A total of 1,888,944 shares of Illuminet common stock were issued to the
stockholders of NTC, and NTC employees exchanged pre-existing stock options for
options to purchase 80,297 shares of Illuminet common stock. Five percent of the
shares of Illuminet common stock issued to the stockholders of NTC, and 5% of
the shares subject to options that were vested as of June 30, 2000, were placed
in escrow as security for certain indemnities provided to Illuminet. Pursuant to
the terms of the merger agreement, the escrow period will end no later than June
30, 2001. In addition, Illuminet assumed $3.9 million of NTC indebtedness. The
transaction is being accounted for as a pooling of interests.

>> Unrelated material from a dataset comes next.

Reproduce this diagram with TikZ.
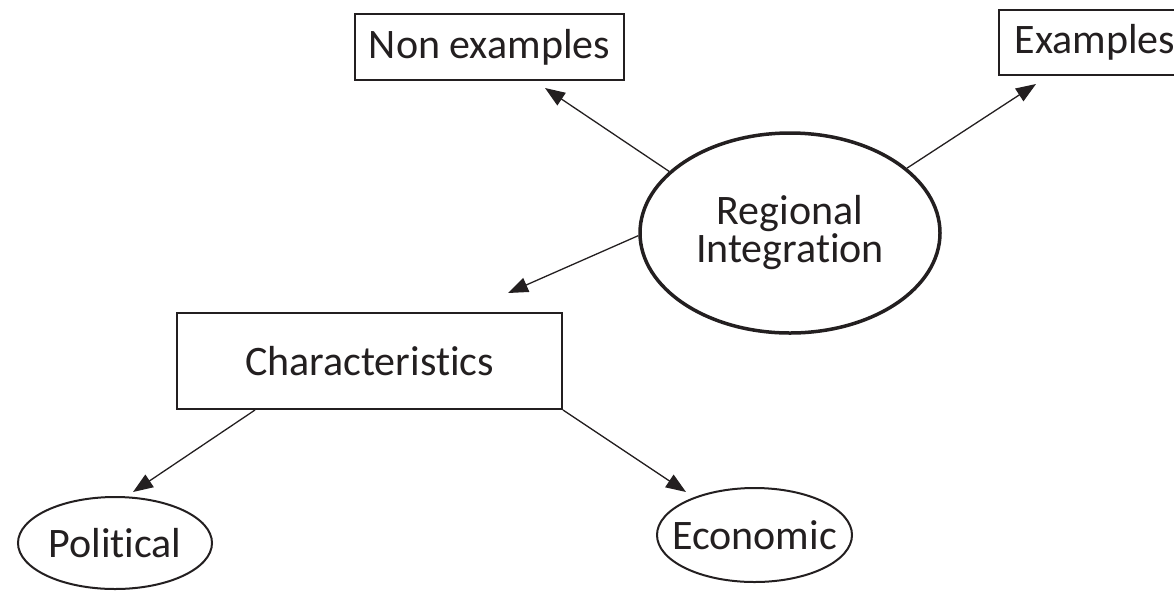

For fiscal year 1999, NTC reported net earnings of $630 thousand, gross
revenues of $28.3 million, and net revenues of $16.1 million which excludes pass
through charges. Illuminet will continue to report NTC's revenues and cost of
sales on a net basis excluding these charges.
In conjunction with the acquisition, NTC will be a wholly-owned subsidiary
of Illuminet, and its headquarters will remain in Dallas. George F. Lebus, who
has been with NTC since 1990, will continue as President of NTC.
The consideration paid by Illuminet for the acquisition was determined
pursuant to arm's length negotiations between the parties and all consideration
was paid in the form of newly issued shares of Illuminet common stock or options
to purchase Illuminet common stock.
ITEM 5. OTHER EVENTS.
On July 5, 2000, the Company issued a press release announcing the
completion of the previously announced acquisition of National Telemanagement
Corporation. The press release is attached as Exhibit 99.1 hereto and
incorporated herein by reference.
ITEM 7. FINANCIAL STATEMENTS AND EXHIBITS.
(c) EXHIBITS. The following exhibits are filed herewith:
2.1 Agreement and Plan of Merger, dated as of June 12, 2000,
among Illuminet Holdings, Inc., Illuminet Telemanagement,
Inc., and National Telemanagement Corporation.
99.1 Press Release dated July 5, 2000.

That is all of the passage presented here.